Le récit continue. Les deux femmes ont été jetées dans l'arène pour être tuées par des animaux sauvages :
La première, Perpétue fut jetée en l'air. Elle retomba sur le dos. À peine assise, voyant sa tunique déchirée sur le côté, elle la ramena pour se couvrir la cuisse, plus soucieuse de la pudeur que de la douleur. Puis elle prit une épingle et rattacha ses cheveux dénoués : il était indigne d'une martyre de souffrir les cheveux en désordre, sous peine de paraître pleurer à l'heure même de son triomphe. Quelle dignité !
Certes, nous ne vivons plus aujourd'hui dans le même contexte que Perpétue et Félicité (en tout cas en France), mais nous aussi, nous sommes chrétiens, et nous avons à vivre notre appartenance à la vérité, à notre manière. Par notre baptême, nous sommes prêtres, prophètes et rois. Être roi, c'est participer à la royauté du Christ, c'est être rois de notre vie, c'est « rendre témoignage à la vérité » par nos décisions, nos services, voire par un martyre, c'est écouter la voix du Christ pour être ce que nous sommes, des chrétiens.
Ce témoignage de vie, cette cohérence de la foi, cette appartenance à la vérité, ne sont pas uniquement le fruit notre effort personnel, de notre volonté. C'est avant tout l'œuvre de Dieu en nous. Pierre Teilhard de Chardin, en parlant du Christ cosmique, on pourrait dire du Christ-Roi de l'univers, écrit :
« Créer, achever et purifier le Monde, lisons-nous déjà dans Paul et Jean, c'est pour Dieu l'unifier en l'unissant organiquement à soi.
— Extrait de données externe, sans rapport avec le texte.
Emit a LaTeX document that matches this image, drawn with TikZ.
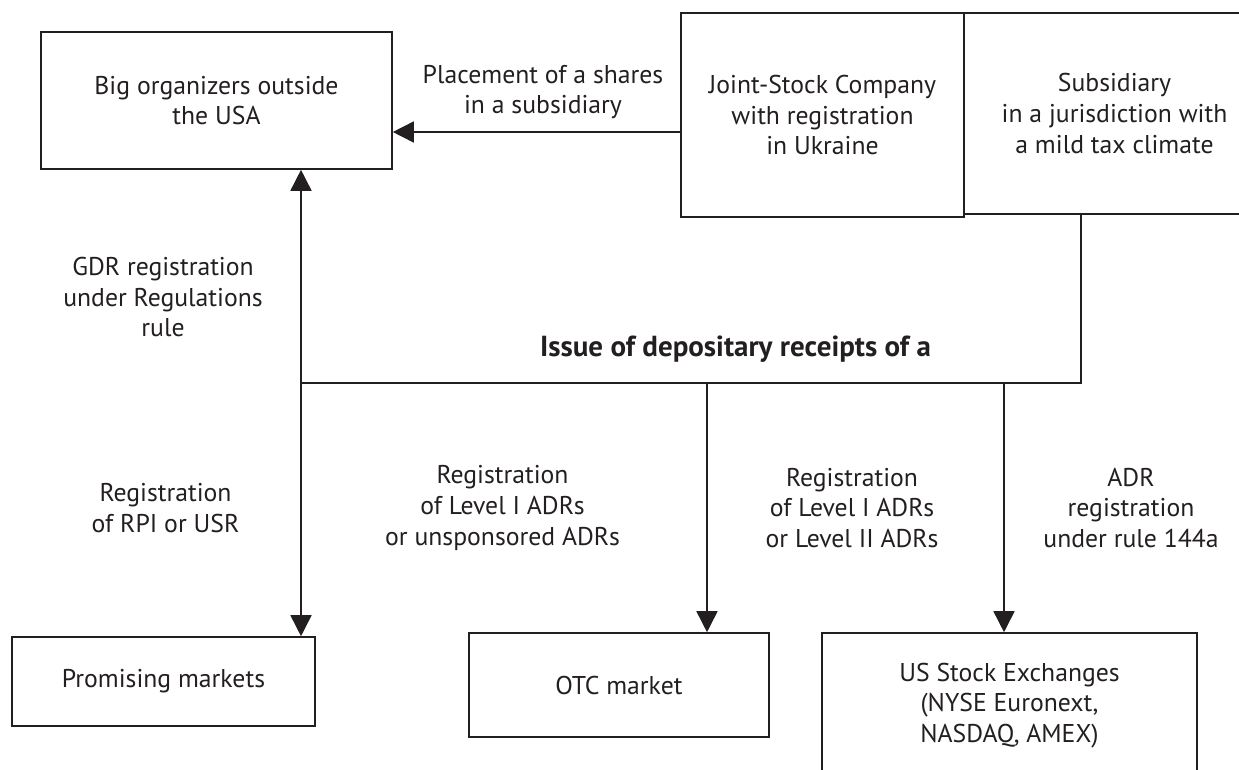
\documentclass[tikz,border=0pt]{standalone}
\usepackage{fontspec}
\setmainfont{PT Sans}
\usetikzlibrary{arrows.meta}
\definecolor{ink}{HTML}{231F20}
\begin{document}
\begin{tikzpicture}[x=1pt,y=-1pt,
  every node/.style={text=ink,font=\fontsize{25.7}{30.8}\selectfont},
  box/.style={draw=ink,line width=1.6pt,rectangle,inner sep=0pt,align=center},
  lbl/.style={align=center,inner sep=0pt},
  conn/.style={draw=ink,line width=1.6pt},
  arr/.style={conn,-{Triangle[width=21pt,length=21pt]}}]
\useasboundingbox (0,0) rectangle (1239,769);
% boxes
\node[box,minimum width=351pt,minimum height=137pt] (big) at (216.5,100.5) {Big organizers outside\\the USA};
\node[box,minimum width=283pt,minimum height=204pt] (jsc) at (822.5,115) {Joint-Stock Company\\with registration\\in Ukraine};
\node[box,minimum width=301pt,minimum height=201pt] (sub) at (1114.5,113.5) {Subsidiary\\in a jurisdiction with\\a mild tax climate};
\node[box,minimum width=303pt,minimum height=89pt] (prom) at (163.5,681.5) {Promising markets};
\node[box,minimum width=300pt,minimum height=104pt] (otc) at (619,685) {OTC market};
\node[box,minimum width=375pt,minimum height=145pt] (us) at (1009.5,705.5) {US Stock Exchanges\\(NYSE Euronext,\\NASDAQ, AMEX)};
% labels
\node[lbl] (place) at (543,92) {Placement of a shares\\in a subsidiary};
\node[lbl] (gdr) at (163,297) {GDR registration\\under Regulations\\rule};
\node[lbl,font=\fontsize{29}{34}\selectfont\bfseries] (issue) at (735.5,349) {Issue of depositary receipts of a};
\node[lbl] (rpi) at (165.5,508) {Registration\\of RPI or USR};
\node[lbl] (lvla) at (502.5,508) {Registration\\of Level I ADRs\\or unsponsored ADRs};
\node[lbl] (lvlb) at (852,508) {Registration\\of Level I ADRs\\or Level II ADRs};
\node[lbl] (adr) at (1131,508) {ADR\\registration\\under rule 144a};
% junctions
\coordinate (j1) at (301,383);
\coordinate (j2) at (707,383);
\coordinate (j3) at (1004,383);
\coordinate (j4) at (1081,383);
\coordinate (py) at (0,132);
% connectors
\draw[arr] (jsc.west |- py) -- (big.east |- py);
\draw[conn] (sub.south -| j4) -- (j4) -- (j1);
\draw[arr] (j1) -- (j1 |- big.south);
\draw[arr] (j1) -- (j1 |- prom.north);
\draw[arr] (j2) -- (j2 |- otc.north);
\draw[arr] (j3) -- (j3 |- us.north);
\end{tikzpicture}
\end{document}
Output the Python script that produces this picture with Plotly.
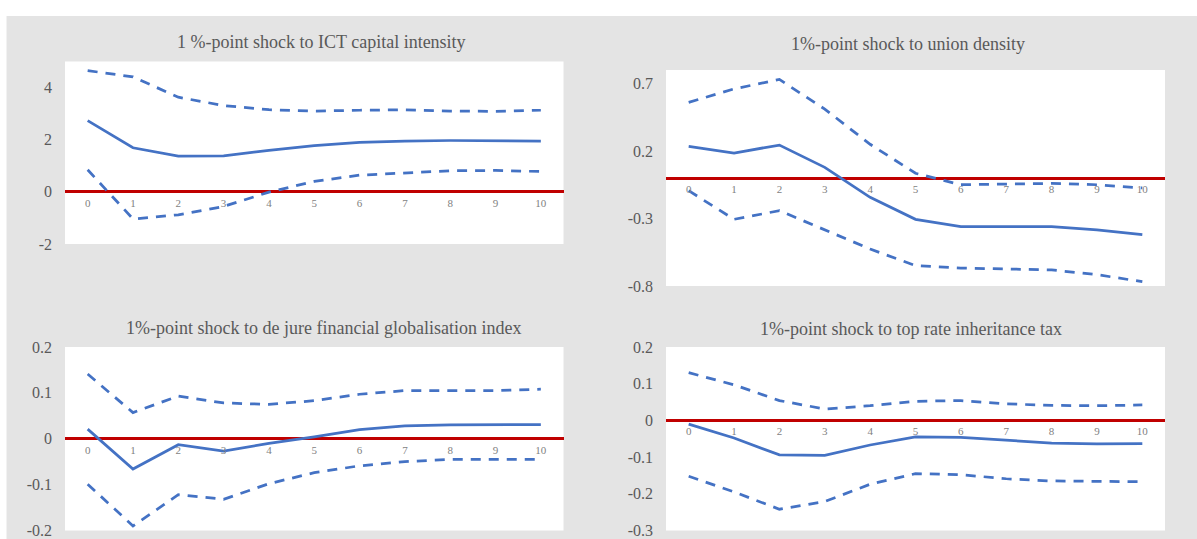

Or comment l'unifie-t-il ? En s'immergeant partiellement dans les choses, en se faisant « élément », et puis, grâce à ce point d'appui trouvé intérieurement au cœur de la Matière, en prenant la conduite et la tête de ce que nous appelons maintenant l'Évolution. (…) Et quand il (le Christ) aura ainsi tout assemblé et tout transformé, (…) alors, nous dit saint Paul, « il n'y aura plus que Dieu, tout en tous ». (Pierre Teilhard de Chardin. « Le phénomène humain. », Éd. du Seuil, Paris, 1956, p. 327)
Frères et sœurs, le Christ, Roi de l'Univers, « le témoin fidèle », l'Alpha et l'Oméga du temps et de l'histoire, lui vers qui tout converge et en qui tout sera réconcilié, il s'est fait homme pour « rendre témoignage à la vérité », pour dévoiler le sens du monde. Il s'unit « organiquement » avec nous par le fait qu'il habite déjà en chacun de nous. Alors laissons cette vérité divine en nous advenir dans notre vie, se déployer, s'accomplir. Amen.